The Trent Central Student Association is one of the most important organizations at Trent. It performs a wide variety of functions, from meeting new students to running the campaign against university tuition hikes.

In Volume 48, Issue 21, Arthur covered some of the organizational problems and inconsistencies of the TCSA’s policies and questioned whether they meet the needs of the students.

However, I thought that sometimes those articles might have been too emotional. The organization is much wider, and people should know a bit more about it.

To find out more about this organization I conducted an interview with TCSA representatives and I was surprised to learn a couple of interesting things.

For example, the buses used go one after another every 20 minutes, so students had to wait longer to get to Trent. Now, each Trent Express route sees a bus leave downtown every 10 minutes.

Meeting new students is also one of their responsibilities, which I could see on the first days of September. Organizing many events during our time at Trent is actually their responsibility.

You can imagine that those things do not always go as smoothly as they could. Sometimes, the TCSA has to seek additional funding or impose some restrictions, which makes it hard to plan the overall budget.

Finding new sponsors is also not such an easy thing, especially if the sponsors have already helped out before. Besides, the TCSA has to balance the time of its staff and its money. Students, who work there, have classes as well, and sometimes their concern for TCSA problems can become harmful both for academic and organizational success.

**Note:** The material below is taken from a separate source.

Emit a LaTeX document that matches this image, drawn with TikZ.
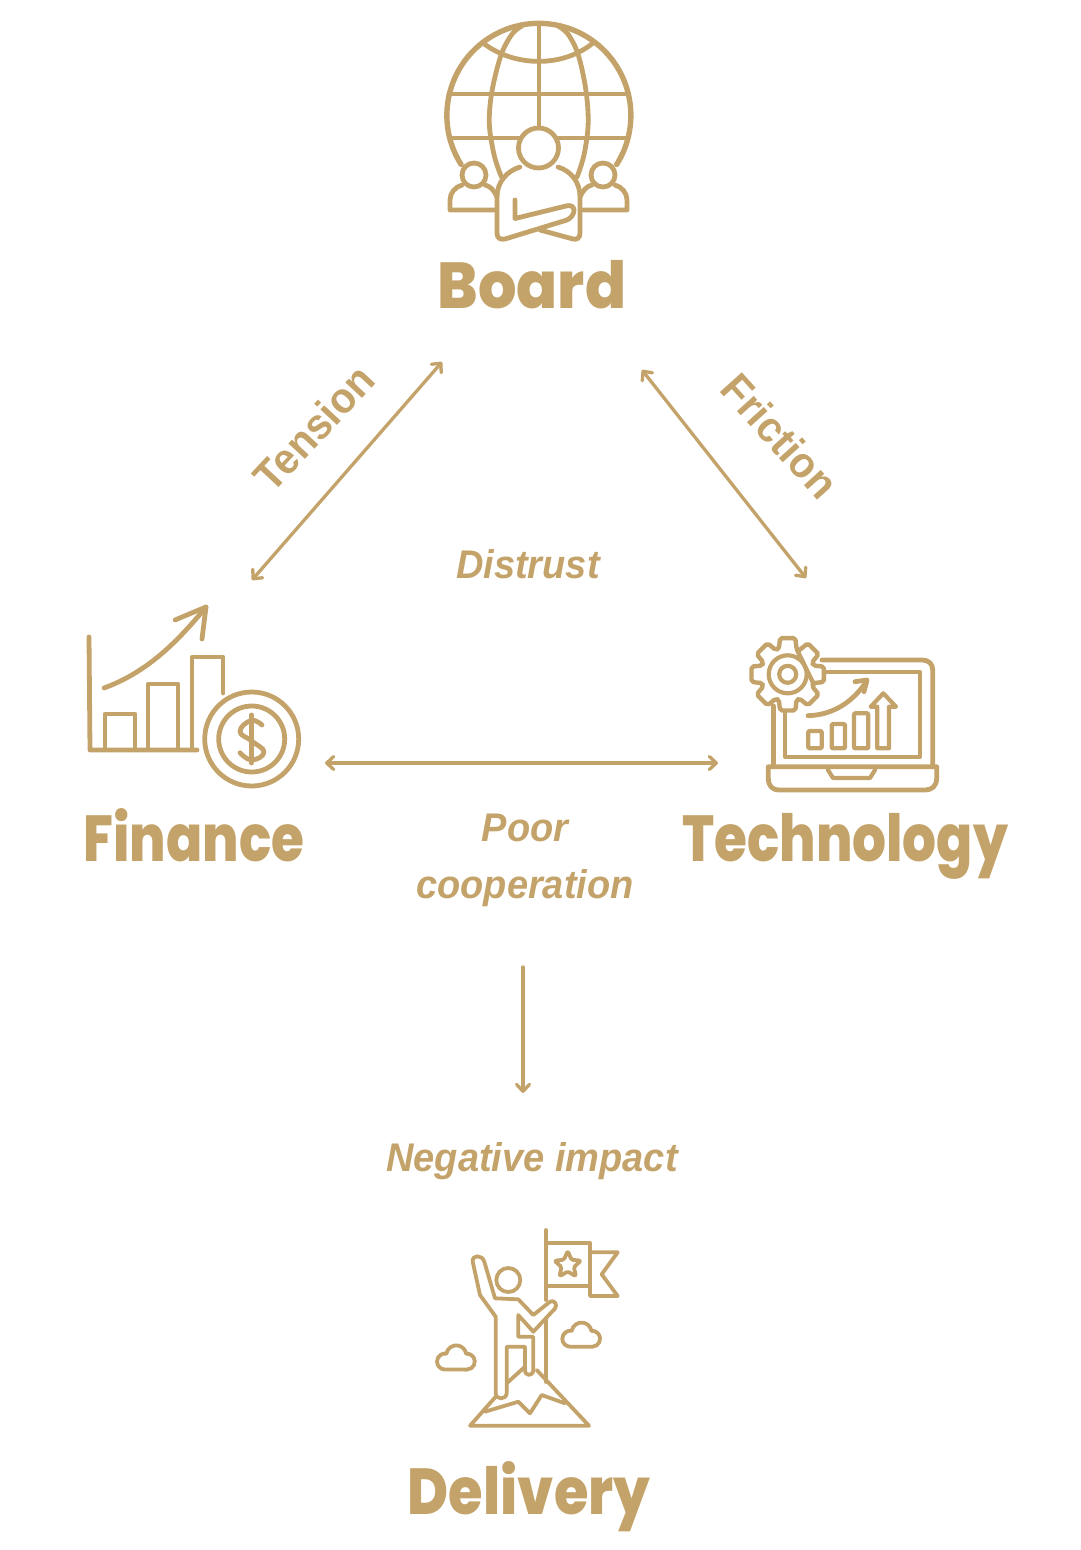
\documentclass[tikz,border=0pt]{standalone}
\usepackage{fontspec}
\usetikzlibrary{arrows.meta,calc}
\newfontfamily\headfont{Poppins ExtraBold}
\newfontfamily\labfont[FakeStretch=0.95]{Liberation Sans}
\definecolor{gold}{RGB}{196,163,106}
\tikzset{
 x=1pt,y=-1pt,
 icon/.style={draw=gold,line width=4.8pt,line cap=round,line join=round},
 iconthin/.style={draw=gold,line width=3.8pt,line cap=round,line join=round},
 head/.style={text=gold,font=\headfont\fontsize{65}{65}\selectfont,anchor=base,inner sep=0pt},
 lab/.style={text=gold,font=\labfont\bfseries\itshape\fontsize{40}{57}\selectfont,inner sep=0pt},
 labup/.style={text=gold,font=\labfont\bfseries\fontsize{43}{57}\selectfont,inner sep=0pt},
 link/.style={draw=gold,line width=3.3pt,line cap=round,{Straight Barb[length=7pt,width=13pt,round]}-{Straight Barb[length=7pt,width=13pt,round]}},
 linkone/.style={draw=gold,line width=3.3pt,line cap=round,-{Straight Barb[length=7pt,width=13pt,round]}},
}
\newcommand{\cloudat}[2]{\begin{scope}[shift={(#1,#2)}]
 \draw[iconthin] (8,25) arc[start angle=-90,end angle=-280,radius=8pt] arc[start angle=170,end angle=10,radius=10pt] arc[start angle=95,end angle=-90,radius=8pt] -- cycle;
\end{scope}}
\begin{document}
\begin{tikzpicture}
\useasboundingbox (0,0) rectangle (1080,1550);
% ---- Board icon
\draw[icon,line width=5.4pt] (461.1,164.5) arc[start angle=212.3,end angle=-32.3,radius=92pt];
\draw[icon] plot[smooth,tension=0.7] coordinates {(522,26) (510,37) (498,65) (489.5,112) (493,150) (501.5,177)};
\draw[icon] plot[smooth,tension=0.7] coordinates {(558,26) (570,37) (581,65) (588,112) (585,150) (577,177)};
\draw[icon] (539,25) -- (539,127);
\draw[icon] (449,94) -- (628,94);
\draw[icon] (450,138) -- (520,138) (558,138) -- (627,138);
\draw[icon] (483,43) .. controls (515,67.5) and (563,67.5) .. (593,43);
\draw[icon] (538.5,148) circle[radius=20pt];
\draw[icon] (520,167) .. controls (507,171) and (497,182) .. (497,197) -- (497,233) .. controls (497,238) and (500,240) .. (505,239) -- (567,220) .. controls (576,216) and (577,203) .. (566,206) -- (515,218.5) -- (515,200);
\draw[icon] (558,167) .. controls (571,171) and (580,182) .. (580,197) -- (580,233) .. controls (580,238) and (577,240) .. (573,239) -- (540,230);
\draw[icon] (474,175) circle[radius=12pt];
\draw[icon] (603,175) circle[radius=12pt];
\draw[icon] (462,185) .. controls (455,187) and (450,193) .. (450,200) -- (450,210) -- (495,210);
\draw[icon] (485,185) .. controls (490,186) and (494,190) .. (497,197);
\draw[icon] (592,185) .. controls (587,186) and (583,190) .. (580,197);
\draw[icon] (615,185) .. controls (622,187) and (627,193) .. (627,200) -- (627,210) -- (583,210);
% ---- Finance icon
\draw[icon] (89,637) -- (90,750) -- (197,750);
\draw[icon] (105,749) -- (105,714) -- (135,714) -- (135,749);
\draw[icon] (148,749) -- (148,684) -- (178,684) -- (178,749);
\draw[icon] (192,749) -- (192,657) -- (223,657) -- (223,693);
\draw[icon] (104,688) .. controls (145,673) and (175,645) .. (206,607);
\draw[icon] (175,620) -- (206,607) -- (202,639);
\draw[icon] (251.7,739) circle[radius=47pt];
\draw[icon] (251.7,739) circle[radius=33pt];
\draw[icon] (251.7,715) -- (251.7,763);
\draw[icon] plot[smooth,tension=0.8] coordinates {(262,725) (251,720.5) (240,731.5) (251.7,741) (264,752) (251.7,760) (240,752.7)};
% ---- Technology icon
\coordinate (g) at (787.7,674.3);
\draw[icon,line width=4.4pt,rounded corners=2pt]
 ($(g)+(-19:27pt)$) \foreach \a in {0,45,...,315}{
   -- ($(g)+(\a+90-19:27pt)$) -- ($(g)+(\a+90-12:37pt)$) -- ($(g)+(\a+90+12:37pt)$) -- ($(g)+(\a+90+19:27pt)$)
 };
\draw[iconthin,line width=4.2pt] (g) circle[radius=19pt];
\draw[iconthin,line width=4.2pt] (g) circle[radius=8.5pt];
\draw[icon] (822,660) -- (922,660) .. controls (929,660) and (932.7,664) .. (932.7,670) -- (932.7,766.7);
\draw[icon] (773.3,706) -- (773.3,766.7);
\draw[iconthin,line width=4.2pt] (824,672) -- (920,672) -- (920,757) -- (785,757) -- (785,712);
\draw[icon] (768.3,766.7) -- (936.7,766.7) -- (936.7,778) .. controls (936.7,786) and (932,790) .. (925,790) -- (780,790) .. controls (772,790) and (768.3,786) .. (768.3,778) -- cycle;
\draw[iconthin,line width=4.2pt] (828,770) -- (833,778) -- (870,778) -- (875,770);
\draw[icon] (808,715.7) .. controls (832,715) and (852,703) .. (866,682);
\draw[icon] (855,681.7) -- (867,680) -- (864,691.7);
\draw[iconthin,line width=4.2pt,rounded corners=1pt] (808.3,731) rectangle (821.7,748.3);
\draw[iconthin,line width=4.2pt,rounded corners=1pt] (831.7,724) rectangle (845,748.3);
\draw[iconthin,line width=4.2pt,rounded corners=1pt] (854,713.3) rectangle (868.3,748.3);
\draw[iconthin,line width=4.2pt] (877.3,748.3) -- (877.3,706.7) -- (870.7,706.7) -- (883.3,693.3) -- (896,706.7) -- (889,706.7) -- (889,748.3) -- cycle;
% ---- Delivery icon
\draw[iconthin] (546,1230) -- (546,1300) (546,1320) -- (546,1382);
\draw[iconthin] (546,1242.7) -- (590,1242.7) -- (590,1285.7) -- (546,1285.7);
\draw[iconthin] (590,1252.3) -- (617.7,1252.3) -- (601.7,1274.3) -- (617.7,1296) -- (590,1296) -- (590,1285.7);
\coordinate (st) at (567.7,1265);
\draw[iconthin,rounded corners=1.5pt] ($(st)+(90:14pt)$) -- ($(st)+(126:6.5pt)$) -- ($(st)+(162:14pt)$) -- ($(st)+(198:6.5pt)$) -- ($(st)+(234:14pt)$) -- ($(st)+(270:6.5pt)$) -- ($(st)+(306:14pt)$) -- ($(st)+(342:6.5pt)$) -- ($(st)+(18:14pt)$) -- ($(st)+(54:6.5pt)$) -- cycle;
\draw[iconthin] (508.3,1280) circle[radius=12pt];
\draw[iconthin] (495.7,1316.7) -- (480,1295) -- (472.7,1261.7) .. controls (471.5,1255) and (482,1254) .. (484.3,1261.7) -- (495,1298.3) -- (518.3,1299.3) -- (533.3,1315) -- (550,1301.7) .. controls (554,1299) and (558,1305) .. (555,1308.5) -- (533.3,1331.7) -- (518.3,1315) -- (518.3,1336.7) -- (533.3,1336.7) -- (533.3,1370) .. controls (533,1376.5) and (525,1376.5) .. (525,1370) -- (525,1346.7) -- (506.7,1346.7) -- (506.7,1393.3) .. controls (506,1400) and (496,1400) .. (495.7,1393.3) -- cycle;
\draw[iconthin] (495.7,1396.7) -- (470,1425.7) -- (589,1425.7) -- (536.7,1370);
\draw[iconthin] (506.7,1383.3) -- (525,1366.7);
\draw[iconthin] (485,1411.7) -- (518.3,1401.7) -- (530,1413.3) -- (541.7,1395) -- (565,1403.3);
\cloudat{562.3}{1321.7}
\cloudat{437}{1344.5}
% ---- Headings
\node[head] (board) at (532,308) {\scalebox{.93}[1]{Board}};
\node[head] (finance) at (194,861) {\scalebox{.82}[1]{Finance}};
\node[head] (technology) at (845,861) {\scalebox{.82}[1]{Technology}};
\node[head] (delivery) at (529,1514) {\scalebox{.86}[1]{Delivery}};
% ---- Labels
\node[labup,rotate=47] (tension) at (314,428) {Tension};
\node[labup,rotate=-48] (friction) at (780,436) {Friction};
\node[lab] (distrust) at (528,564) {Distrust};
\node[lab,align=center] (poor) at (525,860) {Poor\\cooperation};
\node[lab] (negative) at (532,1161) {Negative impact};
% ---- Connectors
\coordinate (tfin) at (252,580);
\coordinate (tboard) at (442,362);
\coordinate (fboard) at (642,370);
\coordinate (ftech) at (806,578);
\coordinate (hfin) at (325,763);
\coordinate (htech) at (718,763);
\coordinate (dtop) at (523,967);
\coordinate (dbot) at (523,1093);
\draw[link] (tfin) -- (tboard);
\draw[link] (fboard) -- (ftech);
\draw[link] (hfin) -- (htech);
\draw[linkone] (dtop) -- (dbot);
\end{tikzpicture}
\end{document}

On the other hand, the TCSA does have some problems.

First, I could not find any particular answer as to whether the student union actually creates any academic value for students. Colour Run, movie nights etc. are not what every student wants from their student union, and for those who do not wish to spend time doing these activities, there are not many other options. So, why should only some people enjoy using our annual levies for TCSA events?

I barely contacted with the TCSA during my studies at Trent, but was happy to find out that students can have a voice as well.

For instance, students can run for a position on TCSA Board of Directors. For that you need to have “commitment” and be ready to become “an active voice of students”.

At the same time, students can influence the TCSA by coming to one of the board meetings, or the general meetings (the next General Meeting is September 17, 3-5pm, at Gzowski 110).

Currently a motion is being put forward to decrease the amount of board meetings the organization holds per month. Although, there are concerns that decreasing the the amount of meetings would affect feedback, the Board of Directors believe that they are still open to new ideas and willing to listen to the opinions of students.

They are proposing to get information via other sources, such as getting “field feedback”, which includes what students say or write about the TCSA events. That information can be biased and another source of feedback – board members’ opinions can only make that bias stronger.

What can a student do, if they want to be heard by TCSA? The student union started a program called “Campus Action Team”. The idea is that you volunteer for TCSA and get useful experience, and you leave feedback based on your observations.

In the end of interview, I asked to send a message to all Trent students. It turned out to not an easy task because I asked for it to be as short as one sentence. “You are the TCSA” – the executives finally agreed.